Although Turner Grain has sometimes been described as a “jobber” that actually bought and resold rice, the farmers said they didn’t sell the rice directly to Turner Grain, nor did the company take possession of the rice.

Instead, Turner had to wait on a payment from K.B.X. before the farmers were paid, the lawsuit said. The lawsuit said that Turner Grain’s primary source of revenue from rice transactions was K.B.X., so the buyer was actually K.B.X., the farmers’ allege. K.B.X. denied in its answer that the farmers sold it rice, however.

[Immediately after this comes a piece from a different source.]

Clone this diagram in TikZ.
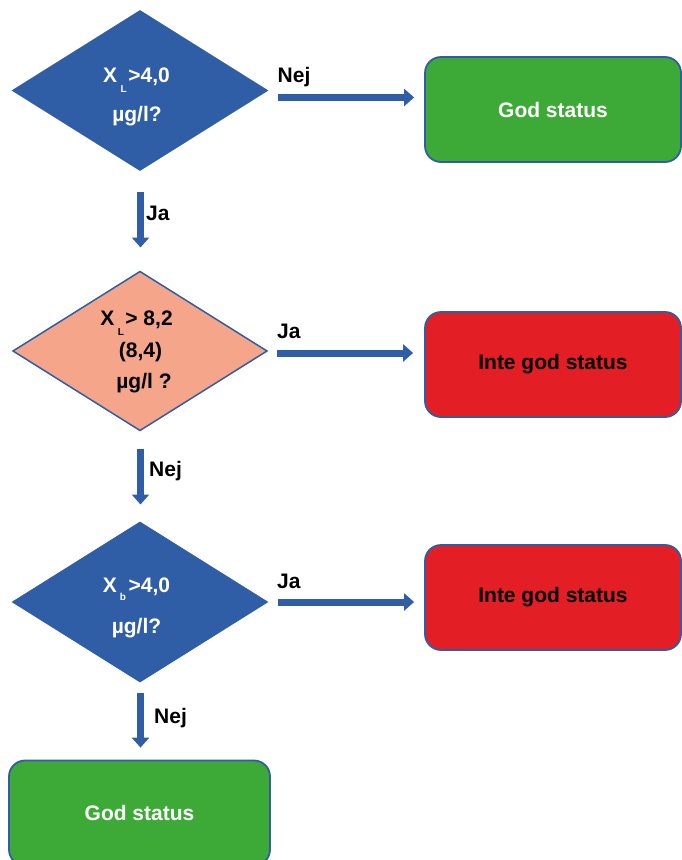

Dale Bartlett, the co-owner of Turner Grain, said in his answer in the case that Turner Grain Merchandising, which did business as Turner Grain, “was in the business of brokering the sales of rice between grain producers and grain purchasers.”

Isbell said trouble started shortly after Zero Grade interacted with Turner Grain around the first of July 2014. It didn’t get paid.

And Zero Grade wasn’t alone. Around that time, other farmers reported trouble receiving their money.

The farmers said in their lawsuit that K.B.X. knew about the financial trouble at Turner Grain but didn’t tell the plaintiffs.

K.B.X. “knew of intentional fraudulent activities and the resulting financial distress of Turner Grain, Jason Coleman and Dale Bartlett, yet K.B.X. continued to allow Turner Grain to broker contracts on behalf of K.B.X. as Purchaser,” the lawsuit said.

Isbell couldn’t reach Coleman, and Turner Grain’s office “was not forthcoming with information about how to proceed,” he said.

Sometime in August 2014, however, Isbell was given contact information for Bartlett.

Bartlett had testified in previous bankruptcy-related proceedings that Coleman fired him on July 11, 2014, after Bartlett questioned a Turner Grain bank statement. Still, Bartlett said, he agreed to return to the company in August, just as the company was fielding calls from angry farmers who hadn’t been paid.

Zero Grade said Turner Grain owes it $2.3 million.

Turner Grain was forced into receivership, and then it filed for bankruptcy protection. Its bankruptcy converted to a Chapter 7 liquidation in 2015. The 112 creditor claims filed total $39.7 million.

“What was taken from us over the course of a couple of months in the summer of 2014, when we became victims of this fraud, wasn’t only the potential profit from the grain that we had stored in those grain bins, but it was the operating capital that went into it as well,” Isbell said.

He said his business had to borrow money to survive.

Isbell said in the bankruptcy hearing that he would rather not try the case at all.

“We wanted to deliver our grain and be paid for it,” he said. “And we’re forced into having to … go to the legal system to do that instead of just having a contract fulfilled as it should have been.”

Isbell said the time and costs spent on legal fees could be better spent on rebuilding a business “that was almost destroyed by the bad actors in this case.”